Modern cities don’t just sit passively in regional weather systems—they create their own atmospheric patterns. Hong Kong has grown so large and dense that its self-generated heat circulation now reaches heights comparable to or exceeding the surrounding mountains.

This urban-scale circulation works like a massive convection cell. Rural air flows horizontally into the city at ground level, heats up, rises through the urban center, then spreads out horizontally at higher altitudes before merging back into regional airflow patterns. The result is a “heat dome” that can persist regardless of external weather conditions.

What makes this particularly problematic is that cities continue growing both horizontally and vertically, strengthening these heat circulation patterns while simultaneously reducing the wind speeds that might provide natural cooling.

Why Standard Solutions Fall Short

Traditional urban cooling strategies focus on individual elements: more parks, better building efficiency, strategic ventilation corridors. But cities are complex systems where changing one element often triggers unexpected consequences elsewhere.

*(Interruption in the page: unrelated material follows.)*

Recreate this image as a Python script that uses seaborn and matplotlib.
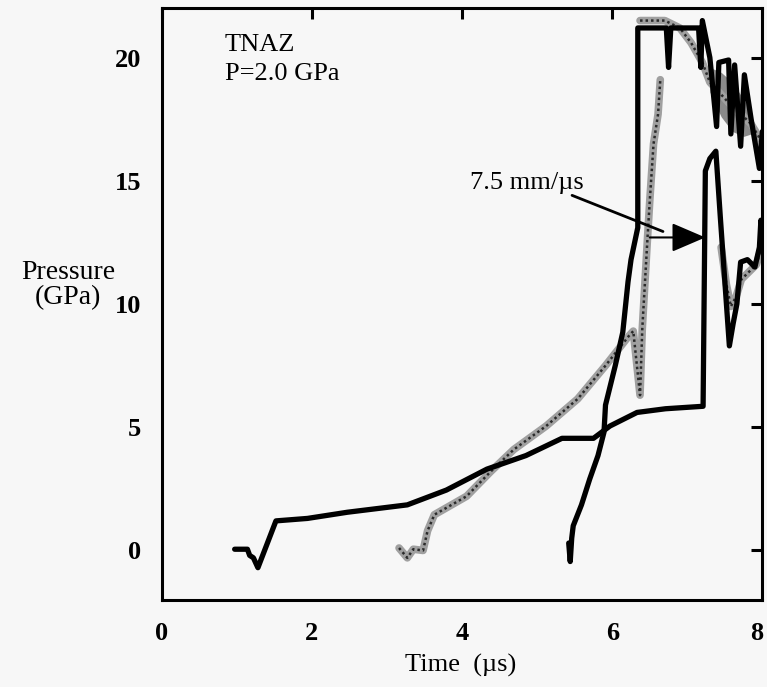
import numpy as np
import pandas as pd
import seaborn as sns
import matplotlib.pyplot as plt
from matplotlib.transforms import ScaledTranslation

# traces (time in us, pressure in GPa)
a_time = [0.97, 1.14, 1.17, 1.22, 1.28, 1.52, 1.94, 2.47, 3.27, 3.79, 4.33, 4.85, 5.33, 5.75, 5.97, 6.33, 6.71,
          7.21, 7.24, 7.30, 7.38, 7.44, 7.56, 7.61, 7.66, 7.71, 7.80, 7.90, 7.96, 7.98, 8.0]
a_press = [0.05, 0.05, -0.2, -0.3, -0.7, 1.2, 1.3, 1.55, 1.85, 2.45, 3.3, 3.85, 4.55, 4.55, 5.05, 5.6, 5.75,
           5.85, 15.4, 15.9, 16.2, 13.5, 8.3, 9.2, 10.0, 11.7, 11.8, 11.5, 12.3, 13.4, 13.0]

b_time = [5.42, 5.44, 5.46, 5.48, 5.59, 5.70, 5.81, 5.89, 5.91, 6.04, 6.14, 6.21, 6.25, 6.34, 6.34, 6.72, 6.75, 6.78,
          7.15, 7.18, 7.20, 7.30, 7.39, 7.42, 7.55, 7.58, 7.63, 7.71, 7.76, 7.85, 7.96, 8.0]
b_press = [0.3, -0.45, 0.5, 1.0, 1.85, 2.9, 3.85, 4.8, 5.9, 7.5, 8.85, 10.9, 11.8, 13.1, 21.2, 21.2, 19.6, 21.2,
           21.2, 19.6, 21.5, 20.0, 17.2, 19.8, 19.9, 16.9, 19.7, 16.4, 19.3, 17.5, 15.5, 17.0]

c_time = [3.16, 3.27, 3.35, 3.48, 3.54, 3.63, 4.06, 4.38, 4.69, 5.12, 5.54, 5.91, 6.22, 6.28, 6.37, 6.40, 6.47,
          6.50, 6.55, 6.61, 6.64]
c_press = [0.1, -0.3, 0.05, 0.0, 0.8, 1.45, 2.2, 3.2, 4.1, 5.05, 6.15, 7.5, 8.7, 8.9, 6.3, 9.0, 12.7,
           14.2, 16.5, 17.7, 19.1]

d_time = [6.37, 6.70, 6.90, 7.05, 7.20, 7.30, 7.45, 7.60, 7.75, 7.85, 7.95, 8.0]
d_press = [21.5, 21.5, 21.2, 20.6, 19.8, 19.0, 18.5, 18.0, 17.6, 17.3, 16.8, 16.3]

band_time = [7.30, 7.45, 7.60, 7.75, 7.85]
band_lo = [18.6, 17.6, 17.0, 16.8, 16.9]
band_hi = [19.6, 19.4, 19.0, 18.3, 17.8]

e_time = [7.45, 7.52, 7.58, 7.65, 7.72, 7.82, 7.92, 8.0]
e_press = [12.3, 10.8, 9.9, 10.3, 11.0, 11.3, 11.6, 12.4]

x_ticks = [0, 2, 4, 6, 8]
y_ticks = [0, 5, 10, 15, 20]

sns.set_style('white')
plt.rcParams['font.family'] = ['Liberation Serif', 'DejaVu Serif']
plt.rcParams['text.color'] = 'black'
bg = '#f7f7f7'

fig = plt.figure(figsize=(7.67, 6.87), dpi=100, facecolor=bg)
ax = fig.add_axes([0.211, 0.127, 0.783, 0.861])
ax.set_facecolor(bg)

# the hatched traces: a light gray line with a dark dotted texture on top
gray = '#a0a0a0'
ax.fill_between(band_time, band_lo, band_hi, color='#8a8a8a', lw=0)
for t, p in [(c_time, c_press), (d_time, d_press), (e_time, e_press)]:
    df = pd.DataFrame({'t': t, 'p': p})
    sns.lineplot(data=df, x='t', y='p', sort=False, estimator=None, color=gray, lw=5.5, ax=ax)
    sns.lineplot(data=df, x='t', y='p', sort=False, estimator=None, color='#2a2a2a', lw=1.8,
                 dashes=False, ax=ax, linestyle=(0, (1, 1.2)))
for t, p in [(a_time, a_press), (b_time, b_press)]:
    df = pd.DataFrame({'t': t, 'p': p})
    sns.lineplot(data=df, x='t', y='p', sort=False, estimator=None, color='black', lw=3.8, ax=ax)

ax.set_xlim(0, 8)
ax.set_ylim(-2, 22)
ax.set_xticks(x_ticks)
ax.set_yticks(y_ticks)
ax.set_xlabel('')
ax.set_ylabel('')
ax.tick_params(direction='in', length=8, width=2.2, top=True, right=True, labelsize=19, colors='black')
ax.tick_params(axis='x', pad=16)
ax.tick_params(axis='y', pad=15)
for lab in ax.get_xticklabels() + ax.get_yticklabels():
    lab.set_fontweight('bold')
# last x label sits right on the figure edge: nudge it left a little
last = ax.get_xticklabels()[-1]
last.set_transform(last.get_transform() + ScaledTranslation(-6 / 100, 0, fig.dpi_scale_trans))
for s in ax.spines.values():
    s.set_linewidth(2.2)
    s.set_color('black')

ax.text(0.84, 20.5, 'TNAZ', fontsize=19, va='center', color='black')
ax.text(0.84, 19.35, 'P=2.0 GPa', fontsize=19, va='center', color='black')
ax.text(4.1, 14.9, '7.5 mm/\u00b5s', fontsize=19, va='center', color='black')
ax.annotate('', xy=(6.71, 12.9), xytext=(5.43, 14.45),
            arrowprops=dict(arrowstyle='-', color='black', lw=2))
ax.annotate('', xy=(7.24, 12.7), xytext=(6.5, 12.7),
            arrowprops=dict(arrowstyle='-|>,head_length=1.4,head_width=0.6', mutation_scale=15,
                            color='black', lw=1.5, shrinkA=0, shrinkB=0))

fig.text(0.089, 0.585, 'Pressure\n(GPa)', fontsize=20, ha='center', va='center', linespacing=1.0, color='black')
fig.text(0.601, 0.032, 'Time  (\u00b5s)', fontsize=19, ha='center', va='center', color='black')

fig.savefig('out.png', dpi=100, facecolor=bg)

For example, researchers found that even if all building exteriors were perfectly insulated to prevent heat storage, dense cities would actually experience worse daytime heating. The thermal storage effect that creates nighttime heat islands also moderates daytime temperatures—remove it, and cities become furnaces during sunny hours.

The study reveals a troubling reality: many current interventions treat urban heat as a series of separate technical problems rather than addressing the fundamental physics of how dense built environments interact with atmospheric systems.

The Anthropogenic Heat Misconception

One crucial finding challenges a common assumption about urban heating. While air conditioning systems and vehicle emissions do contribute to higher temperatures, the stone forest experiments showed that cities would still experience significant heating effects even without any human-generated heat sources.

Solar heat gain in the urban canopy layer, combined with reduced heat removal through natural ventilation, creates warming effects that persist regardless of how efficiently we design our mechanical systems. This suggests that focusing solely on reducing energy consumption won’t solve the urban heat problem.

The implications are sobering: as cities worldwide continue growing vertically to accommodate expanding populations, traditional mitigation approaches may prove increasingly inadequate.

The Global Stakes

Why should anyone outside Hong Kong care about Kowloon’s climate challenges? Because this dense peninsula represents the future of human habitation. More than half the global population now lives in cities, and that proportion is expected to reach two-thirds by 2050—adding 2.5 billion new urban residents.

Cities consume 75% of global resources despite occupying less than 3% of Earth’s surface. Urban areas generate 80% of economic growth and the majority of greenhouse gas emissions. Without solving urban heat problems, there can be no global sustainability.

The efficiency argument for density remains compelling. In Kowloon’s high-rise apartments, each family effectively occupies just 13 square meters of land compared to 2,000 square meters for equivalent suburban housing—a 150-fold difference. But this efficiency comes with the climate penalty that researchers are only now beginning to understand.

Beyond Piecemeal Solutions

The research calls for what scientists term a “system-of-systems” approach to urban climate. Instead of treating heat, transportation, energy, and building systems as separate challenges, cities need integrated solutions that consider how multiple urban systems interact.

This means moving beyond traditional urban planning to consider cities as complex climate entities. Future urban forms must balance sustainability, wellbeing, and resilience simultaneously—not one challenge at a time.

As global temperatures continue rising and urban populations expand, the stakes keep getting higher. Cities that fail to address these fundamental thermal dynamics may find themselves trapped in escalating cycles of energy consumption, heat generation, and climate impacts.

The question isn’t whether we can continue building dense cities—global population growth makes vertical development inevitable. The question is whether we can design urban forms that work with, rather than against, basic atmospheric physics. Kowloon’s persistent heating trends suggest that time is running short to find those answers.